▶ [Request] Say only how many lines contain the word "chart".

— Start of Data section —

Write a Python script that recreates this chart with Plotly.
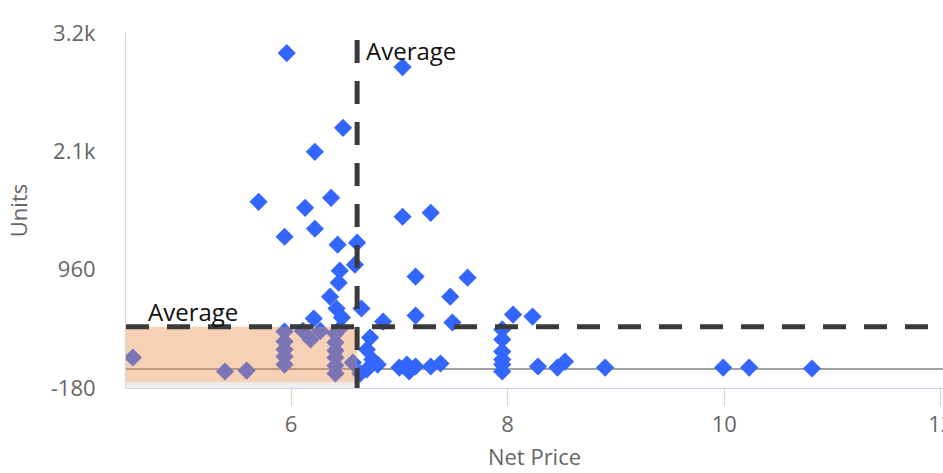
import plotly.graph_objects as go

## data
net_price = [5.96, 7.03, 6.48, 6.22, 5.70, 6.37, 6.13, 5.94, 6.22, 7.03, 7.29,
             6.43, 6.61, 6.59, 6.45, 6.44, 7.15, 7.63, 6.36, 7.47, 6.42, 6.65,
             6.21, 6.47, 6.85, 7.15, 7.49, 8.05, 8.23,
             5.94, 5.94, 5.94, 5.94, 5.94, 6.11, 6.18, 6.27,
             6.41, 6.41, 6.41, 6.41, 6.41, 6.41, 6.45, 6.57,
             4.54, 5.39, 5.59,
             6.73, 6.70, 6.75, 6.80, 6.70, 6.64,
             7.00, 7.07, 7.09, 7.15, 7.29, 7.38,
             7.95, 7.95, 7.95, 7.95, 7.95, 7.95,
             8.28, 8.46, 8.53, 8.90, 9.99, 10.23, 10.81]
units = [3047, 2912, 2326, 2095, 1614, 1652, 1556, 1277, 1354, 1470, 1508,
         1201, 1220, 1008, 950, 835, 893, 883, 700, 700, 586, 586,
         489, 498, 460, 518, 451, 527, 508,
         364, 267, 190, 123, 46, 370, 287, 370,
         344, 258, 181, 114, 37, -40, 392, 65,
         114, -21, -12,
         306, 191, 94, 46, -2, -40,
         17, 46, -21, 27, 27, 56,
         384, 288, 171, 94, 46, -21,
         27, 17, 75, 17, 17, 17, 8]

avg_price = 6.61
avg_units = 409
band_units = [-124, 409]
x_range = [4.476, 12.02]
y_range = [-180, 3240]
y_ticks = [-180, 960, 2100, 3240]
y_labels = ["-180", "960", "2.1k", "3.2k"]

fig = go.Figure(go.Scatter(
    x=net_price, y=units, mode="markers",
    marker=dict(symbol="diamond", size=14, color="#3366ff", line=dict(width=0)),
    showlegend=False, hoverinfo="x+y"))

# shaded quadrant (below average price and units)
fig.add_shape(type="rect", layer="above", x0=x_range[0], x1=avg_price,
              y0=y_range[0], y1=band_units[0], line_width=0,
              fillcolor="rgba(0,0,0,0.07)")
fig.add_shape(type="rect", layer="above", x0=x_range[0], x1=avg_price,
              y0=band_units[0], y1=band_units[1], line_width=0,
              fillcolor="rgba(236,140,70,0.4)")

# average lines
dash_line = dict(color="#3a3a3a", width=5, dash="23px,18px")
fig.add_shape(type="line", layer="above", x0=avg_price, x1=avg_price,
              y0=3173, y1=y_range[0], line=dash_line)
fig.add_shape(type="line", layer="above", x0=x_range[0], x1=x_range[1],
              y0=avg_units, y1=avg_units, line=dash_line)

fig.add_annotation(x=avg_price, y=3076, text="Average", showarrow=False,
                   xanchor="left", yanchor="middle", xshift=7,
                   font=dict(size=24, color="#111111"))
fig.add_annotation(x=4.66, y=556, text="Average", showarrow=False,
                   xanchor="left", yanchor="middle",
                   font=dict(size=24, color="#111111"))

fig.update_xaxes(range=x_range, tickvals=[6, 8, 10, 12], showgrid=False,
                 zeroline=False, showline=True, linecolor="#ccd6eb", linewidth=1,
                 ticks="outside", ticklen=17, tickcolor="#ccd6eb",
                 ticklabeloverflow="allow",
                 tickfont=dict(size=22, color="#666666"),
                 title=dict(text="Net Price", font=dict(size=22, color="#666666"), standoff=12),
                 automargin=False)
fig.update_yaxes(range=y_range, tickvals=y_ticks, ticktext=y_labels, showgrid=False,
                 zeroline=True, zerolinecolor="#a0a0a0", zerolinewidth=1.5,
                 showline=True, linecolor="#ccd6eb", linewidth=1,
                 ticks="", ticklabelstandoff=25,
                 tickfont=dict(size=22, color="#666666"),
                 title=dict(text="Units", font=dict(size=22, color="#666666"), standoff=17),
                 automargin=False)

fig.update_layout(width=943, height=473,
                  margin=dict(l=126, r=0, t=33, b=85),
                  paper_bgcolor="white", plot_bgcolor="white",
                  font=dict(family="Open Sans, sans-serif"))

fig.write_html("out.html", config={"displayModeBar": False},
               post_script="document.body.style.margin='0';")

— End of Data section —

▶ [Response for this exercise] 1